== Goal ==
Reproduce nothing but the lines from the start of the material through the line that includes "from bokeh.core.properties import value", both ends included, and omit every picture.

== Data block ==
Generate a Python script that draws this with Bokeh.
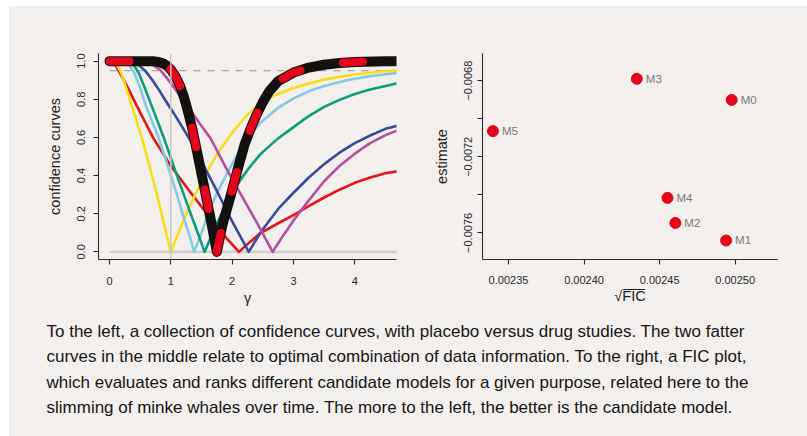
from bokeh.plotting import figure
from bokeh.layouts import row, column
from bokeh.models import Range1d, FixedTicker, CustomJSTickFormatter, Span
from bokeh.embed import file_html
from bokeh.resources import INLINE
from bokeh.core.properties import value

BG = "#f2efec"
FONT = "Liberation Sans"
INK = "#2a2a2a"

# ---------------- confidence curves: (gamma, confidence) ----------------
yellow_g = [0.0, 0.05, 0.1, 0.15, 0.2, 0.3, 0.42, 0.53, 0.65, 0.75, 0.85, 0.93, 1.0,
            1.1, 1.25, 1.5, 1.75, 2.0, 2.25, 2.5, 2.75, 3.0, 3.25, 3.5, 3.75,
            4.0, 4.25, 4.5, 4.7]
yellow_c = [1.0, 0.998, 0.988, 0.965, 0.93, 0.83, 0.71, 0.594, 0.45, 0.33, 0.20, 0.09, 0.0,
            0.08, 0.20, 0.37, 0.51, 0.625, 0.72, 0.79, 0.828, 0.859, 0.883, 0.903, 0.918,
            0.93, 0.939, 0.947, 0.952]

lightblue_g = [0.0, 0.15, 0.25, 0.32, 0.4, 0.5, 0.6, 0.7, 0.8, 0.9, 1.0, 1.1, 1.2, 1.3, 1.38,
               1.5, 1.6, 1.7, 1.8, 1.98, 2.2, 2.47, 2.75, 3.0, 3.25, 3.5, 3.75,
               4.0, 4.25, 4.5, 4.7]
lightblue_c = [1.0, 1.0, 0.993, 0.978, 0.94, 0.86, 0.76, 0.68, 0.60, 0.50, 0.40, 0.30, 0.19, 0.09, 0.0,
               0.10, 0.19, 0.27, 0.34, 0.45, 0.575, 0.68, 0.755, 0.805, 0.842, 0.87, 0.891,
               0.908, 0.921, 0.931, 0.938]

teal_g = [0.0, 0.25, 0.32, 0.4, 0.48, 0.55, 0.7, 0.89, 1.1, 1.3, 1.45, 1.55,
          1.65, 1.75, 1.98, 2.14, 2.3, 2.47, 2.75, 3.0, 3.25, 3.5, 3.75,
          4.0, 4.25, 4.5, 4.7]
teal_c = [1.0, 0.998, 0.993, 0.978, 0.935, 0.88, 0.755, 0.594, 0.40, 0.22, 0.09, 0.0,
          0.075, 0.15, 0.295, 0.38, 0.45, 0.515, 0.595, 0.654, 0.712, 0.76, 0.797,
          0.828, 0.851, 0.87, 0.884]

navy_g = [0.0, 0.3, 0.4, 0.48, 0.58, 0.7, 0.8, 0.9, 1.1, 1.3, 1.5, 1.75, 2.0, 2.27,
          2.47, 2.75, 3.0, 3.25, 3.5, 3.75, 4.0, 4.25, 4.5, 4.7]
navy_c = [1.0, 0.998, 0.992, 0.978, 0.95, 0.90, 0.852, 0.80, 0.70, 0.594, 0.475, 0.32, 0.16, 0.0,
          0.105, 0.225, 0.31, 0.39, 0.46, 0.52, 0.57, 0.61, 0.645, 0.662]

magenta_g = [0.0, 0.5, 0.6, 0.72, 0.82, 0.9, 1.0, 1.1, 1.3, 1.5, 1.65, 1.9, 2.1, 2.4, 2.66,
             2.8, 3.0, 3.25, 3.5, 3.75, 4.0, 4.25, 4.5, 4.7]
magenta_c = [1.0, 0.998, 0.992, 0.978, 0.955, 0.925, 0.885, 0.84, 0.75, 0.66, 0.594, 0.44, 0.325, 0.155, 0.0,
             0.07, 0.165, 0.27, 0.37, 0.45, 0.515, 0.57, 0.612, 0.637]

red_g = [0.0, 0.03, 0.1, 0.2, 0.3, 0.5, 0.72, 1.0, 1.3, 1.6, 1.87, 2.11,
         2.3, 2.47, 2.75, 3.0, 3.25, 3.5, 3.75, 4.0, 4.25, 4.5, 4.7]
red_c = [1.0, 1.0, 0.978, 0.92, 0.86, 0.73, 0.594, 0.45, 0.32, 0.195, 0.085, 0.0,
         0.055, 0.10, 0.15, 0.193, 0.24, 0.285, 0.326, 0.362, 0.39, 0.412, 0.423]

# the two combined curves (solid black and dashed red) run on top of each other
combined_g = [0.0, 0.5, 0.7, 0.8, 0.88, 0.94, 1.0, 1.08, 1.15, 1.21, 1.28, 1.35, 1.45, 1.55, 1.65, 1.75,
              1.84, 1.98, 2.11, 2.2, 2.3, 2.4, 2.5, 2.6, 2.75, 3.0, 3.25, 3.5, 3.75, 4.0, 4.5, 4.7]
combined_c = [1.0, 1.0, 0.999, 0.995, 0.987, 0.975, 0.955, 0.918, 0.87, 0.816, 0.735, 0.645, 0.49, 0.33, 0.17, 0.0,
              0.14, 0.30, 0.457, 0.56, 0.645, 0.72, 0.785, 0.84, 0.895, 0.94, 0.966, 0.981, 0.99, 0.996, 1.0, 1.0]

null_gamma = 1.0        # vertical reference line
ref_level = 0.95        # dashed reference level
gamma_ticks = [0, 1, 2, 3, 4]
conf_ticks = [0.0, 0.2, 0.4, 0.6, 0.8, 1.0]

# ---------------- FIC plot ----------------
model_names = ["M0", "M1", "M2", "M3", "M4", "M5"]
sqrt_fic = [0.0024977, 0.0024940, 0.0024604, 0.0024349, 0.0024552, 0.0023397]
estimate = [-0.006901, -0.007640, -0.007548, -0.006790, -0.007416, -0.007065]
fic_ticks = [0.00235, 0.00240, 0.00245, 0.00250]
fic_tick_labels = ["0.00235", "0.00240", "0.00245", "0.00250"]
est_ticks = [-0.0076, -0.0074, -0.0072, -0.0070, -0.0068]
est_tick_labels = ["\u22120.0076", "", "\u22120.0072", "", "\u22120.0068"]

caption_lines = [
    "To the left, a collection of confidence curves, with placebo versus drug studies. The two fatter",
    "curves in the middle relate to optimal combination of data information. To the right, a FIC plot,",
    "which evaluates and ranks different candidate models for a given purpose, related here to the",
    "slimming of minke whales over time. The more to the left, the better is the candidate model.",
]


def style_axes(p):
    for ax in (p.xaxis, p.yaxis):
        ax.axis_line_color = INK
        ax.axis_line_width = 1.1
        ax.major_tick_line_color = INK
        ax.major_tick_line_width = 1.1
        ax.major_tick_out = 5
        ax.major_tick_in = 0
        ax.minor_tick_line_color = None
        ax.major_label_text_font = FONT
        ax.major_label_text_font_size = "11px"
        ax.major_label_text_color = INK
        ax.axis_label_text_font = FONT
        ax.axis_label_text_font_style = "normal"
        ax.axis_label_text_color = "#1e1e1e"
        ax.axis_label_text_font_size = "14.5px"
    p.yaxis.major_label_orientation = "vertical"
    p.grid.visible = False


# ---------------- left panel ----------------
left = figure(width=411, height=304, output_backend="svg", toolbar_location=None,
              x_range=Range1d(-0.18, 4.68), y_range=Range1d(-0.04, 1.04),
              min_border_left=89, min_border_right=24, min_border_top=47,
              min_border_bottom=46, background_fill_color=BG, border_fill_color=BG,
              outline_line_color=None)
style_axes(left)
left.xaxis.ticker = FixedTicker(ticks=gamma_ticks)
left.yaxis.ticker = FixedTicker(ticks=conf_ticks)
left.yaxis.formatter = CustomJSTickFormatter(code="return tick.toFixed(1);")
left.xaxis.axis_label = "\u03b3"
left.yaxis.axis_label = "confidence curves"
left.xaxis.major_label_standoff = 12
left.yaxis.major_label_standoff = 8
left.xaxis.axis_label_standoff = 2
left.yaxis.axis_label_standoff = 12

left.add_layout(Span(location=null_gamma, dimension="height",
                     line_color="#c9c6c3", line_width=1.5))
left.segment(x0=[combined_g[0]], y0=[0.0], x1=[combined_g[-1]], y1=[0.0],
             line_color="#d3d0cd", line_width=2.8)
left.segment(x0=[combined_g[0]], y0=[ref_level], x1=[combined_g[-1]], y1=[ref_level],
             line_color="#a8a8a8", line_width=1.4, line_dash="7 7")

curves = [
    (red_g, red_c, "#e5141d"),
    (yellow_g, yellow_c, "#f7df18"),
    (lightblue_g, lightblue_c, "#85cae2"),
    (teal_g, teal_c, "#0e9d7a"),
    (navy_g, navy_c, "#3c4a9b"),
    (magenta_g, magenta_c, "#b4509e"),
]
for g, c, col in curves:
    left.line(g, c, line_color=col, line_width=2.6, line_join="round", line_cap="round")

left.line(combined_g, combined_c, line_color="#121110", line_width=10,
          line_join="round", line_cap="round")
left.line(combined_g, combined_c, line_color="#e3061a", line_width=8,
          line_join="round", line_cap="round", line_dash="20 43")

# ---------------- right panel ----------------
right = figure(width=387, height=304, output_backend="svg", toolbar_location=None,
               x_range=Range1d(0.0023328, 0.0025280), y_range=Range1d(-0.007740, -0.006657),
               min_border_left=62, min_border_right=30, min_border_top=44,
               min_border_bottom=51, background_fill_color=BG, border_fill_color=BG,
               outline_line_color=None)
style_axes(right)
right.xaxis.ticker = FixedTicker(ticks=fic_ticks)
right.yaxis.ticker = FixedTicker(ticks=est_ticks)
right.xaxis.formatter = CustomJSTickFormatter(args=dict(labels=fic_tick_labels),
                                              code="return labels[index];")
right.yaxis.formatter = CustomJSTickFormatter(args=dict(labels=est_tick_labels),
                                              code="return labels[index];")
right.xaxis.axis_label = "\u221aF\u0305I\u0305C\u0305"
right.yaxis.axis_label = "estimate"
right.xaxis.major_label_standoff = 11
right.yaxis.major_label_standoff = 5
right.xaxis.axis_label_standoff = 1
right.yaxis.axis_label_standoff = 12

right.scatter(sqrt_fic, estimate, size=11, fill_color="#e3061a", line_color="#e3061a")
right.text(sqrt_fic, estimate, text=model_names, x_offset=9, text_baseline="middle",
           text_align="left", text_font=value(FONT), text_font_size="11.5px",
           text_color="#7a7a7a")

# ---------------- caption ----------------
cap = figure(width=798, height=126, output_backend="svg", toolbar_location=None,
             x_range=Range1d(0, 798), y_range=Range1d(126, 0),
             x_axis_location=None, y_axis_location=None,
             min_border=0, background_fill_color=BG, border_fill_color=BG,
             outline_line_color=None)
cap.grid.visible = False
line_step = 25.3
cap.text(x=[37] * len(caption_lines), y=[21 + i * line_step for i in range(len(caption_lines))],
         text=caption_lines, text_baseline="middle", text_align="left",
         text_font=value(FONT), text_font_size="17px", text_color="#161616")

panel_style = {"background-color": BG}
top_row = row(left, right, styles=panel_style)
layout = column(top_row, cap, margin=(6, 0, 0, 9), styles=panel_style)

with open("out.html", "w") as f:
    f.write(file_html(layout, INLINE))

== Exercise solution ==
Generate a Python script that draws this with Bokeh.
from bokeh.plotting import figure
from bokeh.layouts import row, column
from bokeh.models import Range1d, FixedTicker, CustomJSTickFormatter, Span
from bokeh.embed import file_html
from bokeh.resources import INLINE
from bokeh.core.properties import value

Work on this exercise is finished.